What a weekend. I was a date for a friends High School Reunion which meant I had to go shopping. I stayed away from shopping for a while because I was kind of afraid of buying nice clothes. It was always an awkward experience for me. I’d have to go the fat guy section and piece together parts of suits that fit. I was pretty stoked that I could actually shop in the regular sized part of the store and that I actually put on a L shirt. It was a huge moral victory for me. I didn’t really realize how good I’d look in the till my sister happened to catch this candid shot of me talking to my step father. It was for the first time that I honestly felt pretty damn handsome and people weren’t just being nice by telling me. They honestly meant it.
I couldn’t say that it wasn’t without my challenges either. in 2010 I had dropped down to 246 lbs and let the success get to my head and after a snow boarding accident that kept me from working out I let myself balloon back up to over 330lbs over the next 2 years. My party lifestyle had taken over and I was unhappy with my job at the time. Everyone loved the big drunk Chris except for myself. Then in 2012 I had taken a vacation to Japan with my friend Gregg and it really hit me how big I really was. I could barely sit in the airplane seat and it hurt to squeeze into the seat. When I was at a baseball game I had to squeeze into those seats as well. Yeah I know it’s Japan and all but it looked like I was going to spill into other seats. So over the next 2 years it’s been a lot of small changes like workouts, diets, quitting the party life, getting serious about triathlons, and getting serious about my health that have all stacked up to where I am now. It’s ok to take your time work hard for your goals. It’s OK to set lofty goals and have high expectations. Change doesn’t happen over night though.
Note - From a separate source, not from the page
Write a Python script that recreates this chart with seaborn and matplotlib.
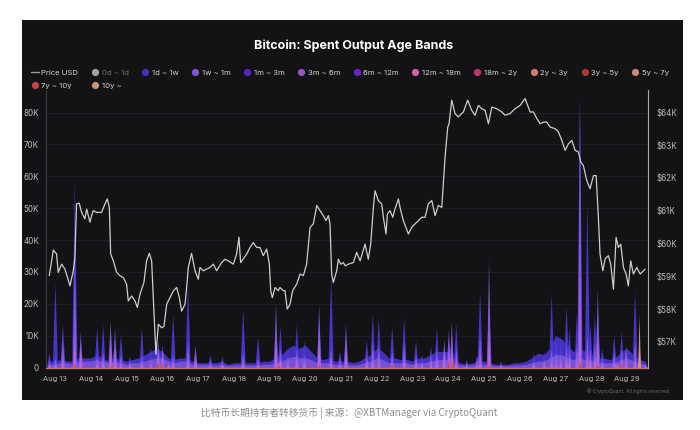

When I first decided to lose weight and get healthy back in 2009 I had no idea that 5 years later I would have dropped over 170lbs, ran in over 10 half marathons, a half Ironman, and training for a full Ironman (140.6) miles. I started small with just the 5K’s which at the time took me 50 minutes to complete and through the years my fasted 5K now has been 24 minutes. My first half marathon back in 2008 took more than 3.5 hours to finish and now it’s a little over 2 hours. It’s all those small runs that add up over time that has allowed me to get faster and stronger. Just like weight loss, it’s the consistent loss of 1-2lbs over time that add up and before you know it that 2 lbs turns into 10 lbs and that 10 lbs turns into 100lbs. The clothes slowly start to inch down from 4XL to a L. You’ll notice all those little changes in your life that transform your passions and interest. Your no longer living to work, you’re now working to live. All those small changes add up and you’re progressing with each small thing.
I also did a Transformation Tuesday picture on my athlete page since it had been a while. As I was looking through my pictures and I found it incredibly difficult to look at my fat pictures without being completed disgusted with myself. I kept asking myself why did I let myself get to that size? What on earth was I thinking? Why did I let myself get complacent with things? I thought about them all for a couple seconds and thought to myself never again. As I’m writing this out what I can see is that aside from all the small physical things adding up so did my confidence and my sense of self belief. It’s the small mental changes to that add up and build that confidence in yourself. There are so many small things working together that push you forward and progress you through your life to where you want to go and what you want to do. Enjoy them, don’t be in a rush, cherish them, share them, and most of all be PROUD of those changes.